This was reblogged from: Electronic Frontier Foundation
Written by: Dave Maass, Feb 12, 2015
In the South Carolina prison system, accessing Facebook is an offense on par with murder, rape, rioting, escape and hostage-taking.
Back in 2012, the South Carolina Department of Corrections (SCDC) made “Creating and/or Assisting With A Social Networking Site” a Level 1 offense [PDF], a category reserved for the most violent violations of prison conduct policies. It’s one of the most common Level 1 offense charges brought against inmates, many of whom, like most social network users, want to remain in contact with friends and family in the outside world and keep up on current events. Some inmates ask their families to access their online accounts for them, while many access the Internet themselves through a contraband cell phone (possession of which is yet another Level 1 offense).
Through a request under South Carolina’s Freedom of Information Act, EFF found that, over the last three years, prison officials have brought more than 400 hundred disciplinary cases for “social networking”—almost always for using Facebook. The offenses come with heavy penalties, such as years in solitary confinement and deprivation of virtually all privileges, including visitation and telephone access. In 16 cases, inmates were sentenced to more than a decade in what’s called disciplinary detention, with at least one inmate receiving more than 37 years in isolation.

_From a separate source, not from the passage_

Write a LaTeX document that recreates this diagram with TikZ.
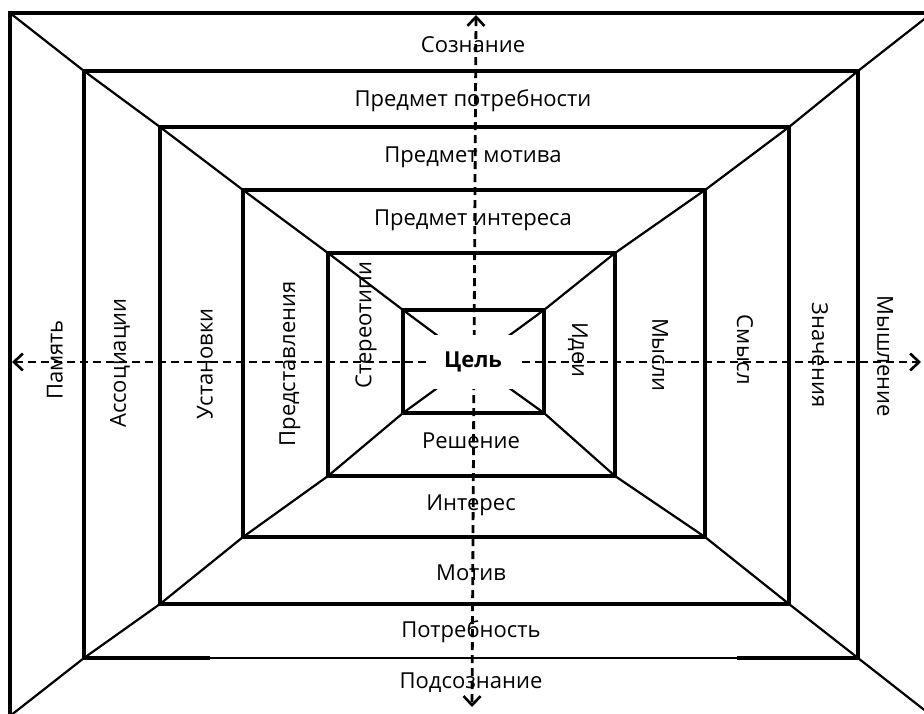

The sentences are so long because SCDC issues a separate Level 1 violation for each day that an inmate accesses a social network. An inmate who posts five status updates over five days, would receive five separate Level 1 violations, while an inmate who posted 100 updates in one day would receive only one.
In other words, if a South Carolina inmate caused a riot, took three hostages, murdered them, stole their clothes, and then escaped, he could still wind up with fewer Level 1 offenses than an inmate who updated Facebook every day for two weeks.
So extreme is the application of this policy that SCDC is forced to regularly suspend solitary confinement sentences because of a lack of space in disciplinary segregation. In many cases, the punishments associated with using social media are so unnecessarily long that inmates will never actually serve them since they exceed their underlying prison sentences.